Even when he does work, it’s part-time or temporary.
So he may have decided that it’s easier to move in with his girlfriend than it is to get his own place.
9. He is a little aloof, but he can be affectionate when he wants
If your boyfriend is distant and sweet only when he needs something from you—for example, if he’s sleeping on the couch but suddenly wants to come into bed with you at night or borrows money for things like groceries before making plans together—he may be using you for a place to live.
If he is unavailable when you need him or makes himself scarce until there’s something in it for him, that means he only wants to spend time with you when it’s convenient for him.
He might pretend to be interested in your problems so that you will do something that benefits him.
He is a user, not a boyfriend!
What To Do If He’s Using You For a Place To Live
1. Talk to your boyfriend
Have an honest and open conversation with your boyfriend about how you feel.
Express your concerns and ask him if he is only with you for a place to live.
Of course, you don’t expect him to tell you he’s using you for a place to live.
You are just trying to communicate maturely with him and let him know you are not oblivious to his intentions.
2. Consider your own feelings
Think about how you feel in the relationship.

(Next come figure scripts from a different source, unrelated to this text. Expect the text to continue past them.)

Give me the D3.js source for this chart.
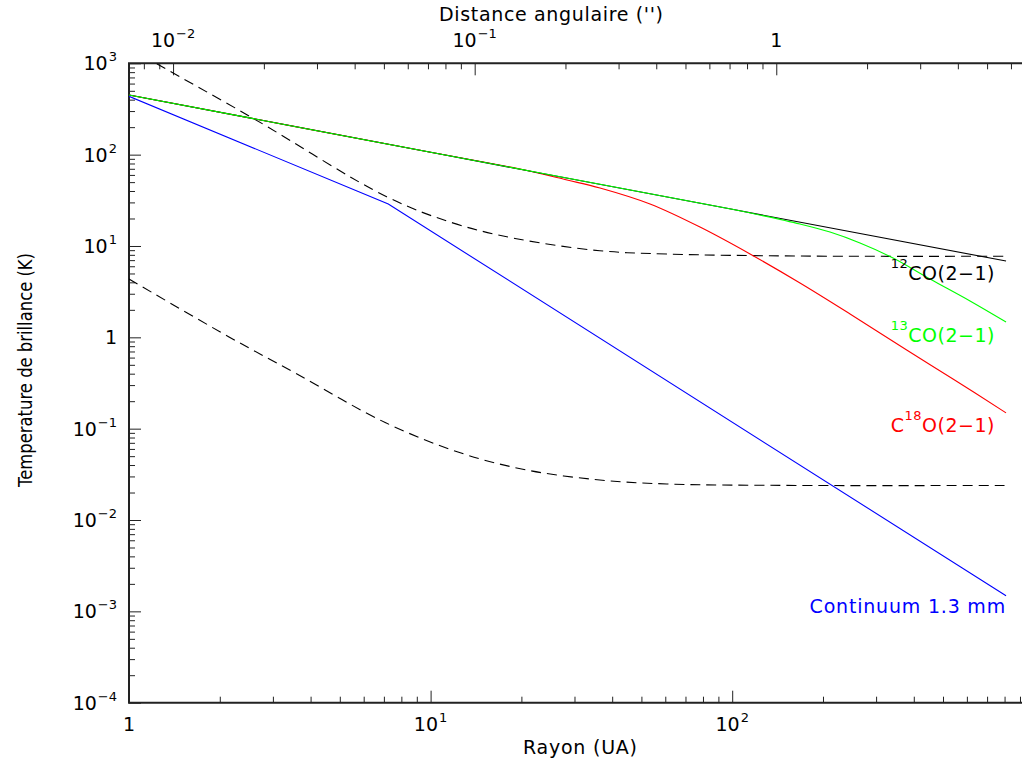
<!DOCTYPE html>
<html><head><meta charset="utf-8">
<script src="https://cdn.jsdelivr.net/npm/d3@7"></script>
<style>
body{margin:0;background:#fff}
svg{display:block}
text{font-family:"DejaVu Sans",sans-serif;fill:#000}
</style>
</head><body>
<svg id="chart" width="1022" height="763"></svg>
<script>
// ---------------- data ----------------
const distancePc = 140; // conversion AU -> arcsec (r / d)

const co12Radius = [1, 10, 100, 809];
const co12Temp   = [450, 106, 25.2, 6.84];

const co13Radius = [1, 10, 100, 123.7, 167.8, 211, 265.3, 341.4, 452.7, 614.5, 809];
const co13Temp   = [450, 106, 25.2, 21.8, 17.4, 14.2, 10.78, 7.38, 4.35, 2.50, 1.47];

const c18oRadius = [1, 10, 19.79, 28.34, 36.45, 53.4, 78.2, 114.6, 167.8, 245.9, 378.9, 539.6, 809];
const c18oTemp   = [450, 106, 69.6, 52.75, 43.1, 28.8, 16.1, 8.17, 3.93, 1.80, 0.726, 0.35, 0.149];

const contRadius = [1, 7.24, 809];
const contTemp   = [435, 28.8, 0.00148];

const dashHiRadius = [1, 1.257, 2.58, 7.15, 11.9, 19.05, 36.4, 60.7, 167.8, 809];
const dashHiTemp   = [1480, 958, 250, 34.6, 17.8, 12.1, 8.87, 8.17, 7.76, 7.72];

const dashLoRadius = [1, 2.146, 3.57, 7.10, 12.7, 20.9, 36.4, 60.7, 167.8, 809];
const dashLoTemp   = [4.35, 1.01, 0.404, 0.116, 0.0537, 0.0352, 0.0274, 0.0248, 0.0239, 0.0239];

const xMajorTicks   = [1, 10, 100];
const xTickLabels   = [["1", ""], ["10", "1"], ["10", "2"]];
const topMajorTicks = [0.01, 0.1, 1];
const topTickLabels = [["10", "\u22122"], ["10", "\u22121"], ["1", ""]];
const yMajorTicks   = [1e-4, 1e-3, 1e-2, 1e-1, 1, 10, 100, 1000];
const yTickLabels   = [["10","\u22124"],["10","\u22123"],["10","\u22122"],["10","\u22121"],["1",""],["10","1"],["10","2"],["10","3"]];

const xDomain = [1, 930];
const yDomain = [1e-4, 1e3];

// ---------------- layout ----------------
const L = 129, T = 63.3, B = 702.7;
const decadeX = 301.6;
const R = L + decadeX * Math.log10(xDomain[1]);

const svg = d3.select("#chart");
const x = d3.scaleLog().domain(xDomain).range([L, R]);
const xTop = d3.scaleLog().domain([xDomain[0] / distancePc, xDomain[1] / distancePc]).range([L, R]);
const y = d3.scaleLog().domain(yDomain).range([B, T]);

svg.append("defs").append("clipPath").attr("id", "plotclip")
  .append("rect").attr("x", L).attr("y", T).attr("width", R - L).attr("height", B - T);

const isMajor = v => Math.abs(Math.log10(v) - Math.round(Math.log10(v))) < 1e-6;

function axisGroup(axis, tf) {
  const g = svg.append("g").attr("transform", tf).call(axis);
  g.select(".domain").remove();
  g.selectAll(".tick line").attr("stroke", "#222").attr("stroke-width", 1);
  g.selectAll(".tick text").remove();
  return g;
}
const xMinor = x.ticks().filter(v => !isMajor(v));
const topMinor = xTop.ticks().filter(v => !isMajor(v));
const yMinor = y.ticks().filter(v => !isMajor(v));

axisGroup(d3.axisBottom(x).tickValues(xMinor).tickSize(-6), `translate(0,${B})`);
axisGroup(d3.axisBottom(x).tickValues(xMajorTicks).tickSize(-12), `translate(0,${B})`);
axisGroup(d3.axisTop(xTop).tickValues(topMinor).tickSize(-6), `translate(0,${T})`);
axisGroup(d3.axisTop(xTop).tickValues(topMajorTicks).tickSize(-12), `translate(0,${T})`);
axisGroup(d3.axisLeft(y).tickValues(yMinor).tickSize(-6), `translate(${L},0)`);
axisGroup(d3.axisLeft(y).tickValues(yMajorTicks).tickSize(-12), `translate(${L},0)`);

// frame
svg.append("path")
  .attr("d", `M${R},${T}H${L}V${B}H${R}`)
  .attr("fill", "none").attr("stroke", "#222").attr("stroke-width", 2);

// ---------------- tick labels ----------------
function supLabel(xp, yp, parts, anchor, size, supSize, supShift) {
  const t = svg.append("text").attr("x", xp).attr("y", yp)
    .attr("text-anchor", anchor).attr("font-size", size);
  t.append("tspan").text(parts[0]);
  if (parts[1]) t.append("tspan").attr("font-size", supSize).attr("dy", -supShift).attr("dx", 1).text(parts[1]);
  return t;
}
xMajorTicks.forEach((v, i) => supLabel(x(v), 731, xTickLabels[i], "middle", 19, 13, 9));
topMajorTicks.forEach((v, i) => supLabel(xTop(v), 47, topTickLabels[i], "middle", 19, 13, 9));
yMajorTicks.forEach((v, i) => supLabel(117, y(v) + 7, yTickLabels[i], "end", 19, 13, 9));

// ---------------- curves ----------------
const smooth = d3.line().x(d => x(d[0])).y(d => y(d[1])).curve(d3.curveCatmullRom.alpha(0.5));
const straight = d3.line().x(d => x(d[0])).y(d => y(d[1]));
const plot = svg.append("g").attr("clip-path", "url(#plotclip)");
const series = [
  {r: dashHiRadius, t: dashHiTemp, c: "#000", dash: "10,6", gen: smooth},
  {r: dashLoRadius, t: dashLoTemp, c: "#000", dash: "10,6", gen: smooth},
  {r: contRadius, t: contTemp, c: "#0000ff", gen: straight},
  {r: c18oRadius, t: c18oTemp, c: "#ff0000", gen: smooth},
  {r: co12Radius, t: co12Temp, c: "#000", gen: straight},
  {r: co13Radius, t: co13Temp, c: "#00ff00", gen: smooth}
];
series.forEach(s => {
  plot.append("path").datum(s.r.map((r, i) => [r, s.t[i]]))
    .attr("d", s.gen).attr("fill", "none").attr("stroke", s.c).attr("stroke-width", 1.1)
    .attr("stroke-dasharray", s.dash || null);
});

// ---------------- curve labels ----------------
function isoLabel(xEnd, yb, pre, sup, post, color) {
  const t = svg.append("text").attr("x", xEnd).attr("y", yb).attr("text-anchor", "end")
    .attr("font-size", 19).attr("letter-spacing", 0.5).style("fill", color);
  if (pre) t.append("tspan").text(pre);
  t.append("tspan").attr("font-size", 13).attr("dy", -12).text(sup);
  t.append("tspan").attr("dy", 12).text(post);
}
isoLabel(995, 280, "", "12", "CO(2\u22121)", "#000");
isoLabel(995, 342, "", "13", "CO(2\u22121)", "#00ff00");
isoLabel(995, 432, "C", "18", "O(2\u22121)", "#ff0000");
svg.append("text").attr("x", 1006).attr("y", 613).attr("text-anchor", "end")
  .attr("font-size", 19).attr("letter-spacing", 0.8).style("fill", "#0000ff").text("Continuum 1.3 mm");

// ---------------- axis titles ----------------
svg.append("text").attr("x", 551).attr("y", 21).attr("text-anchor", "middle")
  .attr("font-size", 19).attr("textLength", 224).attr("lengthAdjust", "spacing")
  .text("Distance angulaire ('')");
svg.append("text").attr("x", 580).attr("y", 754).attr("text-anchor", "middle")
  .attr("font-size", 19).attr("textLength", 114).attr("lengthAdjust", "spacing")
  .text("Rayon (UA)");
svg.append("text").attr("transform", "translate(32,370) rotate(-90)").attr("text-anchor", "middle")
  .attr("font-size", 19).attr("textLength", 234).attr("lengthAdjust", "spacingAndGlyphs")
  .text("Temperature de brillance (K)");
</script>
</body></html>
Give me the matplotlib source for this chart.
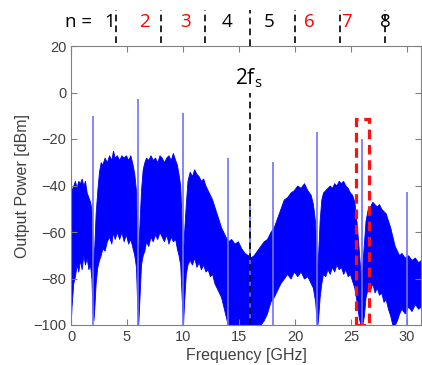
import matplotlib
matplotlib.use("Agg")
import matplotlib.pyplot as plt
import matplotlib.transforms as mtransforms
from matplotlib.patches import Rectangle
import numpy as np

# spectrum envelope (GHz, dBm)
freq = [0.0, 0.05, 0.2, 0.35, 0.5, 0.65, 0.8, 0.95, 1.1, 1.25, 1.4, 1.55, 1.7, 1.82, 1.92, 2.0, 2.08, 2.2,
        2.35, 2.5, 2.65, 2.8, 3.0, 3.2, 3.4, 3.6, 3.75, 3.9, 4.1, 4.3, 4.5, 4.7, 4.9, 5.1, 5.3, 5.5, 5.65, 5.8, 5.9, 6.0, 6.1,
        6.25, 6.4, 6.55, 6.7, 6.9, 7.1, 7.3, 7.5, 7.7, 7.9, 8.1, 8.3, 8.5, 8.7, 8.9, 9.1, 9.3, 9.45, 9.6, 9.75, 9.9, 10.0, 10.1,
        10.25, 10.4, 10.6, 10.8, 11.0, 11.2, 11.4, 11.6, 11.8, 12.0, 12.2, 12.4, 12.6, 12.8, 13.0, 13.2, 13.4, 13.6, 13.8,
        14.0, 14.3, 14.6, 14.9, 15.2, 15.5, 15.8, 16.0,
        16.3, 16.6, 16.9, 17.2, 17.5, 17.8, 18.1, 18.4, 18.7, 19.0, 19.3, 19.6, 19.9, 20.2, 20.5, 20.8, 21.1, 21.4, 21.6,
        21.8, 21.92, 22.0, 22.08,
        22.2, 22.35, 22.5, 22.7, 22.9, 23.1, 23.3, 23.5, 23.7, 23.9, 24.1, 24.3, 24.5, 24.7, 24.9, 25.1, 25.3, 25.5, 25.7,
        25.85, 26.0, 26.15,
        26.3, 26.5, 26.7, 26.9, 27.1, 27.3, 27.5, 27.7, 27.9, 28.1, 28.3, 28.5, 28.7, 28.9, 29.1, 29.3, 29.5, 29.8, 30.1,
        30.4, 30.7, 31.0, 31.25]
upper = [-62, -42, -40, -38, -41, -38, -39, -37, -40, -38, -43, -45, -47, -50, -68, -72, -66, -52,
         -42, -34, -30, -31, -28, -30, -27, -29, -25, -28, -27, -29, -27, -28, -27, -29, -27, -31, -35, -42, -60, -70, -58,
         -42, -33, -30, -28, -29, -27, -29, -28, -30, -27, -28, -30, -28, -27, -29, -26, -29, -31, -35, -40, -58, -70, -60,
         -48, -38, -34, -36, -33, -35, -36, -38, -37, -40, -42, -44, -46, -49, -52, -55, -58, -60, -62,
         -64, -63, -65, -64, -67, -69, -70, -71,
         -70, -68, -66, -64, -63, -60, -58, -54, -50, -46, -45, -43, -42, -40, -41, -39, -42, -44, -48,
         -56, -70, -75, -68,
         -55, -46, -43, -42, -41, -40, -41, -39, -40, -38, -39, -38, -40, -41, -43, -44, -47, -56, -68,
         -78, -75, -65,
         -55, -50, -49, -47, -48, -49, -48, -50, -51, -52, -55, -58, -62, -66, -68, -70, -69, -71, -70,
         -72, -71, -73, -72]
lower = [-97, -92, -82, -79, -74, -77, -72, -76, -70, -74, -71, -76, -74, -80, -94, -98, -93, -82,
         -75, -72, -70, -67, -68, -64, -62, -65, -60, -63, -60, -63, -60, -64, -61, -65, -63, -67, -70, -75, -90, -100, -90,
         -74, -70, -68, -64, -66, -62, -64, -61, -63, -60, -62, -64, -61, -65, -62, -64, -63, -67, -70, -74, -90, -100, -90,
         -78, -74, -72, -74, -71, -75, -73, -76, -74, -77, -76, -79, -78, -82, -84, -86, -88, -92, -96,
         -100, -100, -100, -100, -100, -100, -100, -100,
         -100, -100, -100, -98, -95, -90, -88, -85, -82, -80, -78, -80, -77, -79, -77, -80, -79, -82, -84,
         -90, -98, -100, -96,
         -88, -82, -78, -79, -76, -78, -75, -77, -74, -76, -75, -78, -76, -79, -78, -81, -84, -90, -97,
         -100, -100, -96,
         -88, -84, -85, -82, -86, -84, -87, -86, -90, -89, -93, -96, -100, -100, -98, -95, -93, -95, -92,
         -94, -91, -93, -92]

# discrete spurs
spur_freq = [2, 6, 10, 14, 16, 18, 22, 26, 30]
spur_top = [-10, -3, -9, -28, -48, -30, -17, -20, -43]

# harmonic zones
zone_bounds = [4, 8, 12, 16, 20, 24, 28]
zone_labels = ["1", "2", "3", "4", "5", "6", "7", "8"]
zone_label_x = [3.45, 6.55, 10.2, 13.9, 17.65, 21.3, 24.6, 28.1]
zone_colors = ["black", "red", "red", "black", "black", "red", "red", "black"]

W, H = 422, 365
fig = plt.figure(figsize=(W / 100, H / 100), dpi=100)
ax = fig.add_axes([71 / W, 1 - 325 / H, 350 / W, 279 / H])

gray = "#404040"
tickfont = "Liberation Sans"
notefont = ["Open Sans", "DejaVu Sans"]
ax.fill_between(freq, lower, upper, color="#0000ff", lw=0.6, edgecolor="#0000ff")
ax.vlines(spur_freq, -100, spur_top, color="#7070ff", lw=1.2)

ax.set_xlim(0, 31.25)
ax.set_ylim(-100, 20)
ax.set_xticks([0, 5, 10, 15, 20, 25, 30])
ax.set_yticks(np.arange(-100, 21, 20))
ax.tick_params(direction="in", length=4, top=True, right=True,
               labelsize=10.5, colors="#808080", labelcolor=gray)
for lab in ax.get_xticklabels() + ax.get_yticklabels():
    lab.set_family(tickfont)
for s in ax.spines.values():
    s.set_color("#808080")
ax.set_xlabel("Frequency [GHz]", fontsize=11.5, color=gray, labelpad=3,
              family=tickfont)
ax.set_ylabel("Output Power [dBm]", fontsize=11.5, color=gray, labelpad=2,
              family=tickfont)

# highlighted band
ax.add_patch(Rectangle((25.45, -100), 1.15, 88.5, fill=False, ec="#ff1010",
                       lw=2.3, ls=(0, (3, 1.8)), zorder=5))

# zone separators above the axes
trans = mtransforms.blended_transform_factory(ax.transData, fig.transFigure)
y0, y1 = 1 - 43 / H, 1 - 10 / H
for b in zone_bounds:
    if b == 16:
        continue
    ax.plot([b, b], [y0, y1], transform=trans, color="black", lw=1.2,
            ls=(0, (4, 2.5)), clip_on=False)
ax.plot([16, 16], [1 - 46 / H, y1], transform=trans, color="black", lw=1.2,
        ls=(0, (4, 2.5)), clip_on=False)
ax.plot([16, 16], [-100, 0], color="black", lw=1.2, ls=(0, (4, 2.5)), zorder=6)

ax.text(15.9, 6, r"2f$_\mathregular{s}$", ha="center", va="center", fontsize=15,
        color="black", zorder=7, family=notefont)

fig.text(1.85, 1 - 22 / H, "n =", transform=trans, ha="right", va="center",
         fontsize=13.5, family=notefont)
for lab, x, c in zip(zone_labels, zone_label_x, zone_colors):
    fig.text(x, 1 - 22 / H, lab, transform=trans, ha="center",
             va="center", fontsize=13.5, color=c, family=notefont)

fig.savefig("out.png", dpi=100)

Do you feel happy, valued, and loved?
Or do you feel used and unappreciated?
If your boyfriend is only using you as a place to live, you will likely feel used and taken for granted.
But if he’s a good boyfriend, even though he’s living in your house, maybe you can compromise on some things, so you can continue your relationship with him while he stops being a parasite to you in your apartment.
3. Set boundaries
If you decide to continue the relationship, I suggest you set clear boundaries.
Let him understand what you expect from him.
he can’t bring in guests without your consent
he should get a job and contribute to paying the bills
he must be involved in doing household chores etc.
4. Seek support
Talk to someone you trust, like a friend or family member, about your situation.
They can give you strategies on how to deal with him.
They may have been in the same situation before and can offer tips on getting out of it.
5. Consider your options
If nothing works and you are tired of housing him, consider sending him out of your house or ending the relationship.
Nothing good can come out of a relationship where one feels used.